Premier officier de son armée, doté d'instruments de contrôle importants, le "roi connétable" met aussi en scène son pouvoir sur ses officiers. Sans tomber dans la psychologie historique, on peut cependant souligner ce que ce dernier trait doit à la personnalité de Frédéric le Grand. Homme aux multiples facettes (philosophe, musicien, confident, lettré, Grand Capitaine, redoutable diplomate, administrateur consciencieux, ami des Lumières sensible jusqu'à détester les sports violents et éviter les exécutions, mais aussi roi tyrannique adepte de la cynique Raison d'Etat, idéaliste et misanthrope mais toujours égocentrique), Frédéric a su créer son personnage de chef militaire pour s'imposer comme tel aux officiers. N'était-il pas au fond un acteur? Jusqu'à quel point était-il bon capitaine? Là n'est pas encore la question; l'essentiel ici est ce que les officiers ont vu en lui. Et en ce qui concerne les relations sentimentales ou plutôt passionnelles entre Frédéric et ses officiers, il nous paraît tout à fait utile de parler de charisme.
C'est d'abord le charisme de l'union du roi à son armée (au sens quasi-matrimonial du terme). Il faut bien voir que dans ces batailles gagnées par des masses de poitrines humaines, l'armée prussienne et en particulier ses officiers marchent à l'enthousiasme. La signification rituelle de certains gestes du roi ou de ce que voient en lui les officiers contribue donc à son pouvoir et à la formation des cadres. C'est ainsi que Frédéric II joue à fond sur le fait qu'il ne doive répondre à personne de sa tenue. Or l'aspect défraîchi de son uniforme simple d'officier du régiment n°15, son écharpe blanche d'officier déchirée (et passée par dessus l'uniforme, ce qui est non réglementaire), ses bottes boueuses, sa culotte noire élimée sont calculés pour accroître le lien physique avec ses troupes . Dans le même genre, le roi loge au milieu de ses troupes (et assez souvent pas mieux qu'elles) et les encourage à l'appeler "Fritz". Au combat, il fait montre de courage et paie de sa personne. Beaucoup plus ressenti par les officiers, c'est ensuite le charisme du génie omniscient et omnipotent. La lecture des mémoires d'officiers nous informe en effet d'une angoisse généralisée: le roi voit tous les détails, toutes les erreurs. Devant les yeux bleus perçants du roi, revues et manœuvres deviennent autant de manifestations d'arbitraire puisque, la perfection étant de rigueur, chaque erreur devient faute. Mais qui saurait contester celui qui se pose comme la norme du Grand Capitaine ? Kaltenborn nous décrit ainsi la tension extrême des officiers lorsque 18 000 ou 20 000 hommes devaient manœuvrer en silence et en champ clos pour la satisfaction d'un seul.

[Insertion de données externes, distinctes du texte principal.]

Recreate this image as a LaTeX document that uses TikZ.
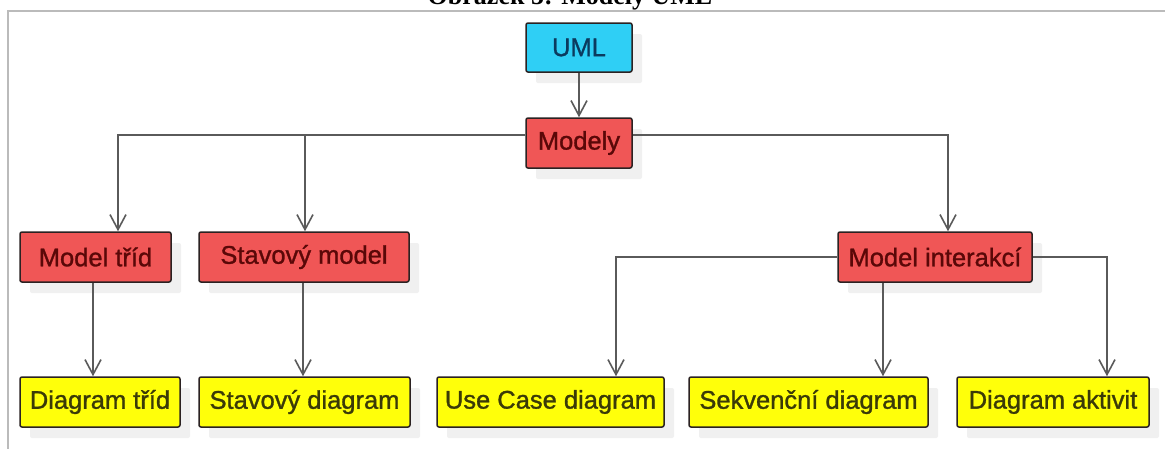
\documentclass[tikz,border=0pt]{standalone}
\usepackage{fontspec}
\setmainfont{Liberation Sans}
\newfontfamily\boxfont[FakeBold=1.2]{Liberation Sans}
\newfontfamily\captionfont{Liberation Serif}
\usetikzlibrary{arrows.meta,shadows}

\definecolor{umlfill}{HTML}{2FCFF5}
\definecolor{umltext}{HTML}{0B3A5E}
\definecolor{redfill}{HTML}{F05656}
\definecolor{redtext}{HTML}{5A0808}
\definecolor{yelfill}{HTML}{FFFF0A}
\definecolor{yeltext}{HTML}{3A3A08}
\definecolor{boxline}{HTML}{2B2222}
\definecolor{wire}{HTML}{5A5A5A}
\definecolor{frameline}{HTML}{BBBBBB}

\tikzset{
  box/.style={draw=boxline, line width=1.5pt, rounded corners=2pt,
    inner sep=0pt, minimum height=50pt, font=\boxfont\fontsize{25.5}{30}\selectfont,
    drop shadow={shadow xshift=10pt, shadow yshift=-11pt, fill=black!6, opacity=1}},
  rootbox/.style={box, fill=umlfill, text=umltext, minimum height=49pt},
  modelbox/.style={box, fill=redfill, text=redtext},
  diagbox/.style={box, fill=yelfill, text=yeltext},
  conn/.style={draw=wire, line width=2pt,
    -{Straight Barb[length=15pt, width=16pt, line width=1.6pt]}}
}

\begin{document}
\begin{tikzpicture}[x=1pt, y=-1pt]
  \useasboundingbox (0,0) rectangle (1165,448);
  \clip (0,0) rectangle (1165,448);
  \fill[white] (0,0) rectangle (1165,448);

  % caption above the frame
  \node[anchor=base, inner sep=0pt, font=\captionfont\bfseries\fontsize{26}{30}\selectfont]
    (caption) at (570,4) {Obrázek 5: Modely UML};

  % frame
  \draw[frameline, line width=2pt] (8,460) -- (8,11) -- (1170,11);

  % boxes
  \node[rootbox, minimum width=106pt]  (uml)      at (579,47.5) {UML};
  \node[modelbox, minimum width=106pt] (modely)   at (579,143) {Modely};
  \node[modelbox, minimum width=151pt] (modtrid)  at (95.5,257) {Model tříd};
  \node[modelbox, minimum width=210pt] (modstav)  at (304,257) {Stavový model};
  \node[modelbox, minimum width=194pt] (modinter) at (935,257) {Model interakcí};
  \node[diagbox, minimum width=160pt]  (dtrid)    at (100,402) {Diagram tříd};
  \node[diagbox, minimum width=211pt]  (dstav)    at (304.5,402) {Stavový diagram};
  \node[diagbox, minimum width=227pt]  (duse)     at (550.5,402) {Use Case diagram};
  \node[diagbox, minimum width=239pt]  (dsekv)    at (808.5,402) {Sekvenční diagram};
  \node[diagbox, minimum width=192pt]  (dakt)     at (1053,402) {Diagram aktivit};

  % connectors
  \draw[conn] (uml.south) -- (modely.north);
  \draw[conn] ([yshift=8pt]modely.west) -| ([xshift=22.5pt]modtrid.north);
  \draw[conn] ([yshift=8pt]modely.west) -| ([xshift=1pt]modstav.north);
  \draw[conn] ([yshift=8pt]modely.east) -| ([xshift=13pt]modinter.north);
  \draw[conn] ([xshift=-2.5pt]modtrid.south) -- ([xshift=-2.5pt]modtrid.south |- dtrid.north);
  \draw[conn] ([xshift=-1pt]modstav.south) -- ([xshift=-1pt]modstav.south |- dstav.north);
  \draw[conn] ([xshift=-52pt]modinter.south) -- ([xshift=-52pt]modinter.south |- dsekv.north);
  \draw[conn] (modinter.west) -| ([xshift=65.5pt]duse.north);
  \draw[conn] (modinter.east) -| ([xshift=54pt]dakt.north);
\end{tikzpicture}
\end{document}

Cette réputation de maître à penser militaire se fonde évidemment sur les succès (initiaux) du roi. C'est ce charisme du succès (ou certitude que le roi ne peut se tromper, et que tout ce qu'il promet se réalise) qui permet à Frédéric de brimer tous ses officiers autant qu'il le souhaite. Frédéric II utilisait en effet une large gamme de punitions, mais surtout il n'hésitait pas à humilier publiquement des officiers devant leurs subordonnés. C'était déjà un mauvais signe lorsqu'il appelait un officier "Monsieur" ou encore pire "Herr"; mais les coups de canne pouvaient suivre. Les arrêts de forteresse étaient une peine encore douce comparée aux brefs: "Foutez-le camp!" (en français) qui signifiaient être cassé ("infam cassiert").

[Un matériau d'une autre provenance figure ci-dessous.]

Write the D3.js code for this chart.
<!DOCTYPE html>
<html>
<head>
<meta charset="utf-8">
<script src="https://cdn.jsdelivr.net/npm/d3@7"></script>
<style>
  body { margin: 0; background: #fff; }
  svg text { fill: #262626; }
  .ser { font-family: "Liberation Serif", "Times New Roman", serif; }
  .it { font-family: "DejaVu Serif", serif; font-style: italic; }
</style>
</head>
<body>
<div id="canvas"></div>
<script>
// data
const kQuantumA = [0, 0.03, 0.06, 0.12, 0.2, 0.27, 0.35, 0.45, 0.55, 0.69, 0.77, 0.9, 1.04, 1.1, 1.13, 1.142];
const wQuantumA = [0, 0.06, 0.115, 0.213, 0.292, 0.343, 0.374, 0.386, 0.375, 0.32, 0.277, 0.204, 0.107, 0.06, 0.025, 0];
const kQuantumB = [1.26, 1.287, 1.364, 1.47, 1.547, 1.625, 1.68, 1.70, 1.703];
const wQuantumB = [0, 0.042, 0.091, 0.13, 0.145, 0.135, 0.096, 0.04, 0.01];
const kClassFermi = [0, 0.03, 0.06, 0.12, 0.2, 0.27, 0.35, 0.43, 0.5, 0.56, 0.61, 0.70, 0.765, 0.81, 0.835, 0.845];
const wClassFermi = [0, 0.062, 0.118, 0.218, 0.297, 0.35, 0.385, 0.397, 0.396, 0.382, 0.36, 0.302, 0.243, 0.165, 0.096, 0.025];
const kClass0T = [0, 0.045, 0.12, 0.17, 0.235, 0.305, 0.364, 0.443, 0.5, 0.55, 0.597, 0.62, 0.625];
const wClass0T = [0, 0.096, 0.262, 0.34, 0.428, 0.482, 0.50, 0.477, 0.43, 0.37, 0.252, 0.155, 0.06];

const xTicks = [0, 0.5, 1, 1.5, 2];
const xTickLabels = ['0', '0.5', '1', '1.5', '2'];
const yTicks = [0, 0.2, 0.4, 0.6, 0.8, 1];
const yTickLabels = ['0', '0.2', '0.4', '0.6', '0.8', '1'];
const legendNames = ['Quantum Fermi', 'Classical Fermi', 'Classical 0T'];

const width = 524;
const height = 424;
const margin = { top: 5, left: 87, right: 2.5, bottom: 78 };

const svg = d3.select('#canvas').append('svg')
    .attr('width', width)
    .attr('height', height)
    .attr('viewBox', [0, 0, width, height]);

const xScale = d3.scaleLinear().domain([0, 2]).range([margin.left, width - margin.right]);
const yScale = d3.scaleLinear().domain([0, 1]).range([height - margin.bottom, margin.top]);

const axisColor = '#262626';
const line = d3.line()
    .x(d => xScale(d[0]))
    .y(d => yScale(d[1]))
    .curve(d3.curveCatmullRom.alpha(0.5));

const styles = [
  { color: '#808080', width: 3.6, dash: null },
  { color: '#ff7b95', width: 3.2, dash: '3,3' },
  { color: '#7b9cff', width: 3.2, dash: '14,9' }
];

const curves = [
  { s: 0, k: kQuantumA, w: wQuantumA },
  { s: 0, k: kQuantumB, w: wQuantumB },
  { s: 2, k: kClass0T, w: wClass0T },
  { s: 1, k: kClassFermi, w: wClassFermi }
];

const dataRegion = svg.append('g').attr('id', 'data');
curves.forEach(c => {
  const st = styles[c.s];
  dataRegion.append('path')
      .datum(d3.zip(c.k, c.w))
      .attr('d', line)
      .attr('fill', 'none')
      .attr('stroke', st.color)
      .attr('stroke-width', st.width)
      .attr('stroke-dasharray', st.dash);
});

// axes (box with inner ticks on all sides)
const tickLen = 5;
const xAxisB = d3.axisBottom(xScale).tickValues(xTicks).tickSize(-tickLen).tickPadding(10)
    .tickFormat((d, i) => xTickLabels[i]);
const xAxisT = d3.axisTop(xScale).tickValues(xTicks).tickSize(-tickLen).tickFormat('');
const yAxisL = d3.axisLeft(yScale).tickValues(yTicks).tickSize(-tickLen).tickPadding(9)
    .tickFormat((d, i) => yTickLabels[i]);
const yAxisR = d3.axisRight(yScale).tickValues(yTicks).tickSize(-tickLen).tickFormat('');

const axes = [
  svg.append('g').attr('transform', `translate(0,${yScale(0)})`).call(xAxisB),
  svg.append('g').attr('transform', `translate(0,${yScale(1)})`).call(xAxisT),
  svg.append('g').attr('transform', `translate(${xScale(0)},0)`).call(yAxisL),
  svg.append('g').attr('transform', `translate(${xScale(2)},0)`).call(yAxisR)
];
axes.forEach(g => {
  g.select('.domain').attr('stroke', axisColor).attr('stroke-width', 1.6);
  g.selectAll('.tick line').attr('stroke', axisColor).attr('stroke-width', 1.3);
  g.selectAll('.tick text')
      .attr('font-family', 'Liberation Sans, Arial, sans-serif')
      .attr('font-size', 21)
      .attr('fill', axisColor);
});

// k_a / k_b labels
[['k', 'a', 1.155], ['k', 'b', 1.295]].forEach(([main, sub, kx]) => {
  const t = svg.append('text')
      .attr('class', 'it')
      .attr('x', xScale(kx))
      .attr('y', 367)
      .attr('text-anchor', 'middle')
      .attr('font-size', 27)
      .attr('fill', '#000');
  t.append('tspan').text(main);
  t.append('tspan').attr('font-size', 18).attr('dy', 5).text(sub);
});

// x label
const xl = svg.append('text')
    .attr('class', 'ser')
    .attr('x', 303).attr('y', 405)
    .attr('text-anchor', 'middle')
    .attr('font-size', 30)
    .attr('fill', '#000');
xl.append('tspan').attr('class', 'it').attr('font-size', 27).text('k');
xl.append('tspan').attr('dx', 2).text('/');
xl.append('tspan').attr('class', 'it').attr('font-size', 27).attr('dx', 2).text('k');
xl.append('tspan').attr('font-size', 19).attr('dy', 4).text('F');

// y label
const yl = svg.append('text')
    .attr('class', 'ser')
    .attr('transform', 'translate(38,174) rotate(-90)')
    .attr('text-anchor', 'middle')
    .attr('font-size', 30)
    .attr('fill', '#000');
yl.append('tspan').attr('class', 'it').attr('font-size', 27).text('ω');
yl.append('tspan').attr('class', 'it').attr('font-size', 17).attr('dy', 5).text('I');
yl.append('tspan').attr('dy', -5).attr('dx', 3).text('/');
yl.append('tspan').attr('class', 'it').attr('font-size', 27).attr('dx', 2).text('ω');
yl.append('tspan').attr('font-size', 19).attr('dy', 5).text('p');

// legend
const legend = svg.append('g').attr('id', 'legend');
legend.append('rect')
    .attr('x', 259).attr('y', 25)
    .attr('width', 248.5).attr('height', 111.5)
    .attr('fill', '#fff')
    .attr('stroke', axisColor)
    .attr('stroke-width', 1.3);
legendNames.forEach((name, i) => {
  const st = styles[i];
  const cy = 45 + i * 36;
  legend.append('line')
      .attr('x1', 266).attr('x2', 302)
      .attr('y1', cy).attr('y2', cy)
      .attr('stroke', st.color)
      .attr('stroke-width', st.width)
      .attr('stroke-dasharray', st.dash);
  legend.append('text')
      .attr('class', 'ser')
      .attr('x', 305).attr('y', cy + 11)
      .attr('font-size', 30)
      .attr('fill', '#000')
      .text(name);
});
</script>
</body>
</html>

Le charisme du protecteur explique également la fascination et la soumission des officiers. Le tempérament cyclothymique du roi oscillant entre tyrannie et fervente amitié rassure les officiers sur le souci que le souverain a pour eux. Et le roi sait se montrer généreux. C'est pour ses officiers que Frédéric crée en juin 1740 l'ordre "Pour le mérite", une récompense largement distribuée aux officiers subalternes, lieutenants et capitaines, soit sur le champ de bataille, soit lors d'une revue particulièrement réussie. Des poignées de croix de Malte bleues furent accordées pour des faits d'armes extraordinaires: tous les officiers du régiment Kleist n°27 à Lobositz (1756), et du régiment du prince Ferdinand n°34 à Liegnitz (1761).
Lorsqu'il arrivait au rang de lieutenant général, l'officier nouvellement promu pouvait espérer recevoir l'étoile d'argent et l'écharpe orange de l'ordre de l'Aigle Noir. 98 généraux (sans compter les princes de sang) reçurent cette décoration au cours du règne. Selon les occasions, Frédéric fit battre des médailles spéciales pour commémorer certaines batailles ou pour honorer certains régiments (les dragons de Bayreuth après Hohenfriedberg par exemple). Des présents pouvaient compléter ces reconnaissances de hauts faits. Le major général von Driesen reçut ainsi, après une bonne conduite de ses cuirassiers lors de la revue de 1754 à Berlin, une somme de 2 000 Thalers, une pension annuelle de 1 000 et une autre de 500 liée à un poste nominal d'administrateur civil en Prusse orientale. Plus symboliquement, Frédéric donna des exemples de grande considération passés à la légende : ainsi le colonel Forcade, gravement blessé lors de la campagne de 1745, se vit offrir des mains du roi une chaise pendant une réception à Potsdam.